Potential investment into the Ohio Valley’s petrochemical bail-out comes at a time when some cities and companies around the globe are pledging to discontinue use of single use plastic.

Protestor BJ McManama with the Indigenous Environmental Network pushed back on the argument that a petrochemical future is the only one that can bring new jobs to the area.

“They shout jobs, jobs, jobs, making it sound like we don’t want jobs, [but rather] we want handouts. We don’t want you guys to have jobs. No, that’s not right,” she said. “We want clean, safe, sustainable jobs that create resilient, happy and peaceful communities.”

Federal Support for Storage Hub

A long-sought, and key component, to creating a petrochemical industry in the Ohio Valley is building storage for ethane. Ethane is a component of the natural gas liquids abundant in the region, and a building block of plastic.

Both of West Virginia’s U.S. Senators, Democrat Joe Manchin and Republican Shelley Moore Capito, support the Appalachian Storage and Trading Hub.
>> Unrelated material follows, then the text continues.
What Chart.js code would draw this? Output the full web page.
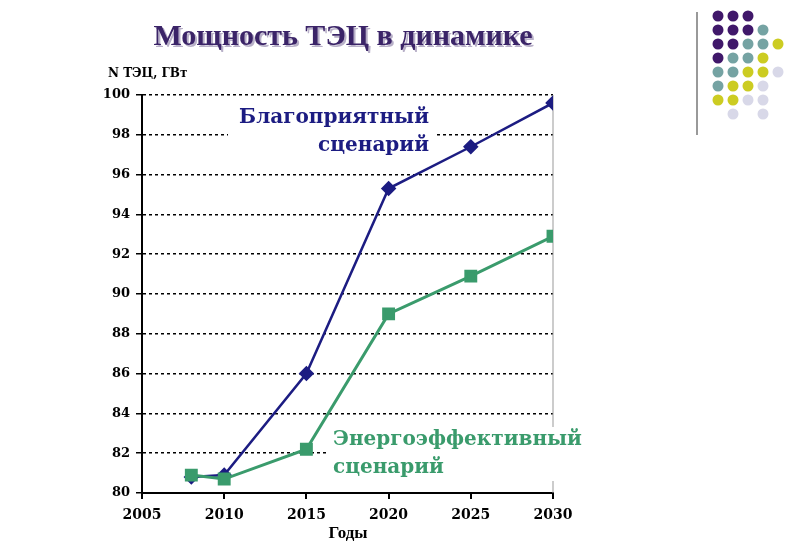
<!DOCTYPE html>
<html>
<head>
<meta charset="utf-8">
<script src="https://cdn.jsdelivr.net/npm/chart.js@4"></script>
<style>
body { margin: 0; background: #fff; }
#wrap { position: relative; width: 800px; height: 554px; }
</style>
</head>
<body>
<div id="wrap"><canvas id="chart" width="800" height="554"></canvas></div>
<script>
var years = [2008, 2010, 2015, 2020, 2025, 2030];
var favorable = [80.8, 80.9, 86.0, 95.3, 97.4, 99.6];
var efficient = [80.9, 80.7, 82.2, 89.0, 90.9, 92.9];
var xTicks = [2005, 2010, 2015, 2020, 2025, 2030];

var NAVY = '#1c1c82';
var GREEN = '#3a9b6c';
var SERIF = '"Liberation Serif", "DejaVu Serif", serif';
var WIDE = '"DejaVu Serif", serif';

function toPoints(vals) {
    var pts = [];
    for (var i = 0; i < years.length; i++) pts.push({ x: years[i], y: vals[i] });
    return pts;
}

var dots = [
    'PPP  ', 'PPPT ', 'PPTTY', 'PTTY ', 'TTYYL', 'TYYL ', 'YYLL ', ' L L '
];
var dotColors = { P: '#40186a', T: '#75a3a3', Y: '#cccc22', L: '#d8d8e8' };

var decor = {
    id: 'decor',
    beforeDatasetsDraw: function(chart) {
        var ctx = chart.ctx, a = chart.chartArea;
        ctx.save();
        // right frame line
        ctx.strokeStyle = '#999';
        ctx.lineWidth = 1;
        ctx.beginPath(); ctx.moveTo(a.right, a.top); ctx.lineTo(a.right, a.bottom); ctx.stroke();
        // label backgrounds hide grid
        ctx.fillStyle = '#fff';
        ctx.fillRect(228, 104, 206, 54);
        ctx.fillRect(328, 427, 270, 54);
        ctx.font = 'bold 20px ' + WIDE;
        ctx.textBaseline = 'middle';
        ctx.textAlign = 'right';
        ctx.fillStyle = NAVY;
        ctx.fillText('Благоприятный', 429, 118);
        ctx.fillText('сценарий', 429, 146);
        ctx.textAlign = 'left';
        ctx.fillStyle = GREEN;
        ctx.fillText('Энергоэффективный', 333, 440);
        ctx.fillText('сценарий', 333, 468);
        ctx.restore();
    },
    afterDraw: function(chart) {
        var ctx = chart.ctx;
        ctx.save();
        // title
        ctx.font = 'bold 30px ' + SERIF;
        ctx.textAlign = 'center';
        ctx.textBaseline = 'middle';
        ctx.fillStyle = '#b8b0c8';
        ctx.fillText('Мощность ТЭЦ в динамике', 345, 39);
        ctx.fillStyle = '#3b2468';
        ctx.fillText('Мощность ТЭЦ в динамике', 343, 37);
        // axis titles
        ctx.fillStyle = '#000';
        ctx.font = 'bold 12px ' + WIDE;
        ctx.textAlign = 'left';
        ctx.fillText('N ТЭЦ, ГВт', 108, 74);
        ctx.font = 'bold 17px ' + SERIF;
        ctx.textAlign = 'center';
        ctx.fillText('Годы', 348, 534);
        // side decoration
        ctx.strokeStyle = '#777';
        ctx.lineWidth = 1.5;
        ctx.beginPath(); ctx.moveTo(697, 12); ctx.lineTo(697, 135); ctx.stroke();
        for (var r = 0; r < dots.length; r++) {
            for (var c = 0; c < dots[r].length; c++) {
                var k = dots[r][c];
                if (k === ' ') continue;
                ctx.fillStyle = dotColors[k];
                ctx.beginPath();
                ctx.arc(718 + c * 15, 16 + r * 14, 5.5, 0, Math.PI * 2);
                ctx.fill();
            }
        }
        ctx.restore();
    }
};

new Chart(document.getElementById('chart'), {
    type: 'line',
    data: {
        datasets: [
            {
                label: 'Благоприятный сценарий',
                data: toPoints(favorable),
                borderColor: NAVY,
                backgroundColor: NAVY,
                borderWidth: 2.5,
                pointStyle: 'rectRot',
                pointRadius: 6,
                tension: 0,
                order: 2
            },
            {
                label: 'Энергоэффективный сценарий',
                data: toPoints(efficient),
                borderColor: GREEN,
                backgroundColor: GREEN,
                borderWidth: 3,
                pointStyle: 'rect',
                pointRadius: 7,
                tension: 0,
                order: 1
            }
        ]
    },
    options: {
        responsive: false,
        animation: false,
        layout: { padding: { left: 0, right: 247, top: 95, bottom: 0 } },
        plugins: { legend: { display: false }, tooltip: { enabled: false } },
        scales: {
            x: {
                type: 'linear',
                min: 2005,
                max: 2030,
                afterBuildTicks: function(axis) {
                    axis.ticks = xTicks.map(function(v) { return { value: v }; });
                },
                afterFit: function(axis) { axis.height = 61; },
                ticks: { color: '#000', font: { family: WIDE, size: 14, weight: 'bold' }, padding: 8, maxRotation: 0,
                    callback: function(v) { return String(v); } },
                grid: { drawOnChartArea: false, color: '#000', tickLength: 6, lineWidth: 2 },
                border: { color: '#000', width: 2 }
            },
            y: {
                min: 80,
                max: 100,
                ticks: { stepSize: 2, color: '#000', font: { family: WIDE, size: 13, weight: 'bold' }, padding: 6 },
                afterFit: function(axis) { axis.width = 142; },
                grid: { color: '#000', lineWidth: 1.5, tickLength: 6, tickBorderDash: [], tickColor: '#000' },
                border: { color: '#000', width: 2, dash: [3, 3] }
            }
        }
    },
    plugins: [decor]
});
</script>
</body>
</html>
At a budget hearing last week, Manchin pressed Energy Secretary Rick Perry about its progress.

“Are you all looking seriously at a natural gas storage hub in the mid-Atlantic region, and advancing that as quickly as we possibly can to have that backup for security? And how does that play into the national security of our country?” Manchin asked.

Perry said the hub was “not happening as fast as I’d like to see it,” but noted the Trump administration’s support.

“I think there is extraordinary potential in those four states and the Appalachian region – Pennsylvania, West Virginia, Kentucky, Ohio,” he said.

About a year ago, the project got approval for the first of two application phases for a $1.9 billion U.S. Department of Energy loan guarantee.

To bolster the argument that this development would improve national security, this week Manchin introduced a bill, the Appalachian Energy for National Security Act, which would task the Energy Department with studying the national security benefits of the proposed gas hub.

But for the protestors who picketed Tuesday, the fight isn’t over.

“We need to keep them from taking away what we have left,” said Ashley Funk, with the Mountain Watershed Association, an environmental group based Fayette County, Pennsylvania. “We must stand together from death alley to the Ohio River Valley to say to these companies that want to profit from our communities that we are not disposable.”